Books: Nelly Sachs, Revelation Freshly Erupting: Collected Poetry approximatively translated by Andrew Shanks (Carcanet, 2023)
If ever a poet were overdue a re-introduction to English language readers it would be the 1966 Nobel Prize-winner Nelly Sachs, and particularly through these ‘approximative’ versions of her poems by translator Andrew Shanks, a theologian and priest in the Church of England who has worked on rendering them into stark and vivid English for over 40 years. Sachs’s poetry deals with her response as a German Jew to the attempted extermination of the Jewish people, and the implications of genocidal violence for the human being.
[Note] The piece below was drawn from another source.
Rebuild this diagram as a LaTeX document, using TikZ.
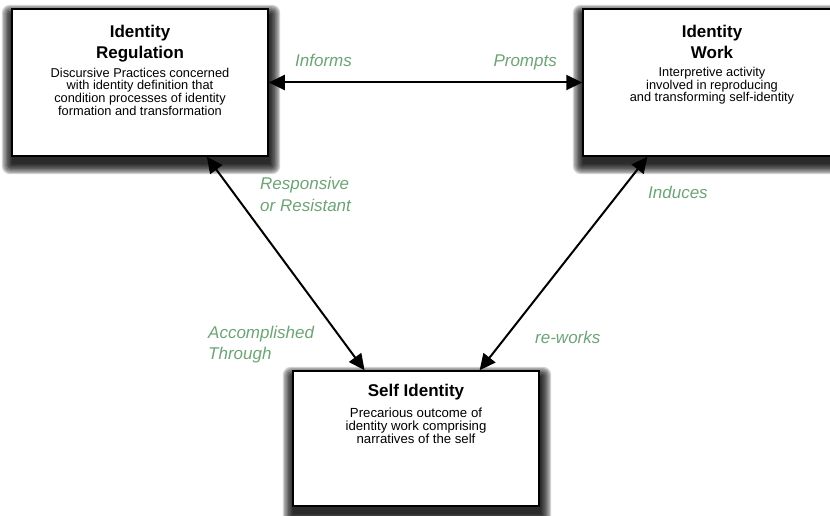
\documentclass[tikz,border=0pt]{standalone}
\usepackage{fontspec}
\setmainfont{Liberation Sans}
\usetikzlibrary{arrows.meta, positioning}
\definecolor{labelgreen}{RGB}{108,164,118}
\pgfdeclarelayer{background}
\pgfsetlayers{background,main}

\begin{document}
\begin{tikzpicture}[x=1pt, y=1pt,
    box/.style={draw, line width=1.5pt, fill=white, minimum width=256pt, minimum height=147pt, inner sep=0pt},
    title/.style={font=\fontsize{17}{21.7}\selectfont\bfseries, align=center, inner sep=0pt},
    body/.style={font=\fontsize{12.8}{12.6}\selectfont, align=center, inner sep=0pt},
    lbl/.style={font=\fontsize{17}{21.5}\selectfont\itshape, text=labelgreen, align=left, inner sep=0pt},
    link/.style={line width=2pt, {Triangle[length=16pt, width=15pt]}-{Triangle[length=16pt, width=15pt]}}]
  \useasboundingbox (0, 0) rectangle (830, -516);
  \node[box] (reg) at (140, -82.5) {};
  \node[box, minimum width=258pt] (work) at (712, -82.5) {};
  \node[box, minimum width=246pt, minimum height=135pt] (self) at (416, -438.5) {};

  \begin{pgfonlayer}{background}
    \foreach \b in {reg, work, self}
      \foreach \k in {0, ..., 8}
        \fill[black, opacity=0.18, rounded corners=\k pt]
          ([shift={(-1.3*\k + 1, -1.3*\k - 7)}]\b.south west) rectangle ([shift={(1.3*\k + 1, 1.3*\k - 7)}]\b.north east);
  \end{pgfonlayer}

  \node[title, below=16.5pt of reg.north] (reg title) {Identity\\Regulation};
  \node[body, below=59.5pt of reg.north] (reg body) {Discursive Practices concerned\\with identity definition that\\condition processes of identity\\formation and transformation};
  \node[title, below=16.5pt of work.north] (work title) {Identity\\Work};
  \node[body, below=59pt of work.north] (work body) {Interpretive activity\\involved in reproducing\\and transforming self-identity};
  \node[title, below=14pt of self.north] (self title) {Self Identity};
  \node[body, font=\fontsize{13.2}{13.4}\selectfont, below=37pt of self.north] (self body) {Precarious outcome of\\identity work comprising\\narratives of the self};

  \draw[link] (reg.east) -- (work.west);
  \draw[link] (reg.-48.5) -- (self.127.1);
  \draw[link] (work.-131) -- (self.47.4);

  \node[lbl, anchor=base west] (informs) at (295, -67) {Informs};
  \node[lbl, anchor=base east] (prompts) at (557, -67) {Prompts};
  \node[lbl, anchor=north west] (resp) at (260, -177) {Responsive\\or Resistant};
  \node[lbl, anchor=base west] (induces) at (648, -198) {Induces};
  \node[lbl, anchor=north west] (accomp) at (208, -325.6) {Accomplished\\Through};
  \node[lbl, anchor=base west] (reworks) at (535, -343) {re-works};
\end{tikzpicture}
\end{document}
Her poems insist, in that nightmare moment ‘when sleep like smoke invades the flesh’, that the persecuted ‘should not become the persecutors’.
Film: Andrei Tarkovsky: The Sacrifice
While Trump gambles in the Oval Office with World War Three (psst… the idea is to get rid of your cards, not hold on them), this Swedish film, The Sacrifice (1986), by the very greatest of Russian filmmakers, Andrei Tarkovsky, surged back onto Channel Four and the film platform MUBI as the song of my life’s nuclear nightmare. I can never forget the scene, composed like a still life, of a clay jug of milk beginning to tremble on its shelf as the sound of nuclear Armageddon builds, eventually shaking the jug to the ground where it smashes, pouring out milk in a tidal wave of human unkindness that flooded me. The film lays out all the human meanings of sacrifice I ever came across, and stops you feeling it’s only made of celluloid.
Music: Ezra Collective on Radio 6 Music: Dancing in Jamaica, Brazil, Nigeria and London
British jazz quintet Ezra Collective, Mercury-Award prize winners and Music Artist in Residence on BBC Radio 6 Music, present a series of four musical journeys: Dancing in Jamaica, Dancing in Brazil, Dancing in Nigeria and Dancing in London. Listen to those dancefloors here – https://www.bbc.co.uk/sounds/series/m0028m5fI – and enjoy everything from The Skatalites to Jorge Ben Jor, Femi Kuti to The Clash… Brixton-based Ezra Collective emerged out of our local carnival youth music outfit, Kinetika Bloco, in which my children cut their musical teeth. Just saying, I’m proud of them all. They light up the world.